Sementara itu, penyebaran penyakit tersebut di Australia pertama kali terjadi di Torres Strait pada tahun 1995. Dua dari tiga kasus yang ditemukan saat itu disebut sebagai kasus yang fatal.

Untuk menghindari infeksi, pemerintah Australia menyarankan warga negaranya bepergian ke wilayah lazim dengan penyebaran JE untuk menutupi seluruh bagian tubuh mereka saat berada di luar ruangan, mengaplikasikan obat nyamuk di kulit, tidur di dalam kamar ber-AC atau kamar yang memiliki kelambu, dan membuang atau membersihkan tempat serta benda yang berpotensi menjadi tempat nyamuk berkembang biak di sekitar mereka.

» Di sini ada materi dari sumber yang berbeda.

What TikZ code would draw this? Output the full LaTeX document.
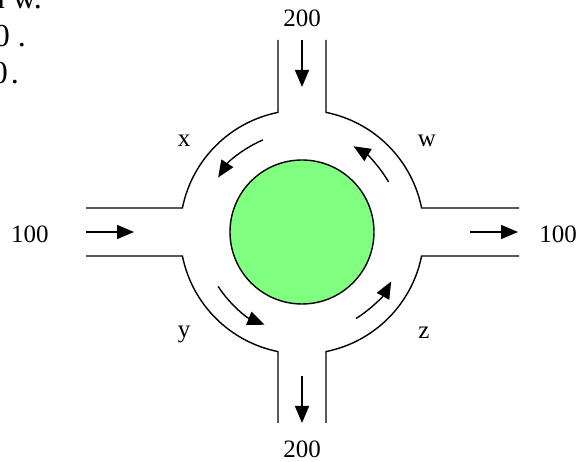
\documentclass[tikz,border=0pt]{standalone}
\usepackage{fontspec}
\setmainfont{Liberation Serif}
\usetikzlibrary{arrows.meta,calc}
\definecolor{islandgreen}{RGB}{128,255,128}
\tikzset{
  road/.style={line width=1.4pt},
  flow/.style={line width=1.4pt,-{Triangle[length=17pt,width=14pt]}},
  lbl/.style={inner sep=0pt,anchor=base,font=\fontsize{25}{30}\selectfont},
  frag/.style={inner sep=0pt,anchor=base east,font=\fontsize{32}{38}\selectfont}
}
\begin{document}
\begin{tikzpicture}[x=1pt,y=1pt]
\useasboundingbox (0,0) rectangle (579,462);
\clip (0,0) rectangle (579,462);
\coordinate (C) at (302,230);
% road outline
\draw[road] (86,254) -- (182.4,254) arc[start angle=168.65,end angle=101.35,radius=122pt] -- (278,422);
\draw[road] (326,422) -- (326,349.6) arc[start angle=78.65,end angle=11.35,radius=122pt] -- (519,254);
\draw[road] (519,206) -- (421.6,206) arc[start angle=-11.35,end angle=-78.65,radius=122pt] -- (326,39);
\draw[road] (278,39) -- (278,110.4) arc[start angle=-101.35,end angle=-168.65,radius=122pt] -- (86,206);
% island
\fill[islandgreen,draw=black,line width=1.4pt] (C) circle[radius=72pt];
% circulating arrows
\draw[flow] ($(C)+(113:100pt)$) arc[start angle=113,end angle=147,radius=100pt];
\draw[flow] ($(C)+(213:100pt)$) arc[start angle=213,end angle=248,radius=100pt];
\draw[flow] ($(C)+(302:102pt)$) arc[start angle=302,end angle=331,radius=102pt];
\draw[flow] ($(C)+(30:100pt)$) arc[start angle=30,end angle=59,radius=100pt];
% straight flow arrows
\coordinate (tA) at (302,422); \coordinate (tB) at (302,375);
\coordinate (bA) at (302,86);  \coordinate (bB) at (302,39);
\coordinate (lA) at (86,230);  \coordinate (lB) at (134,230);
\coordinate (rA) at (470,230); \coordinate (rB) at (518,230);
\draw[flow] (tA) -- (tB);
\draw[flow] (bA) -- (bB);
\draw[flow] (lA) -- (lB);
\draw[flow] (rA) -- (rB);
% labels
\node[lbl] (top) at (302,435) {200};
\node[lbl] (bot) at (302,4) {200};
\node[lbl] (lft) at (30,219) {100};
\node[lbl] (rgt) at (558,219) {100};
\node[lbl] (lx) at (184,315) {x};
\node[lbl] (lw) at (427,315) {w};
\node[lbl] (ly) at (184,124) {y};
\node[lbl] (lz) at (424,123) {z};
% text fragments cut by the picture's edge, as in the reference
\node[frag] (f1) at (42,453) {n w.};
\node[frag] (f2) at (26,415) {0 .};
\node[frag] (f3) at (19,378) {0\hspace{3pt}.};
\end{tikzpicture}
\end{document}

"Vaksin JE tersedia untuk mereka yang berusia 12 bulan ke atas dan direkomendasikan untuk wisatawan yang akan menghabiskan satu bulan atau lebih di area-area pedesaan di negara-negara yang berisiko tinggi terhadap penyebaran JE," begitu tertulis di situs resmi Kementerian Kesehatan Australia.

Kemenkes RI sendiri juga mengakui bahwa hingga saat ini, belum ada obat untuk mengatasi infeksi JE.

"Pengobatan yang ada bersifat suportif untuk mengurangi tingkat kematian akibat JE. Oleh karenanya, upaya menjaga kebersihan lingkungan dengan Pemberantasan Sarang Nyamuk (PSN Plus) bersama Masyarakat dan imunisasi adalah cara pencegahan paling efektif," demikian bunyi siaran pers Kemenkes RI.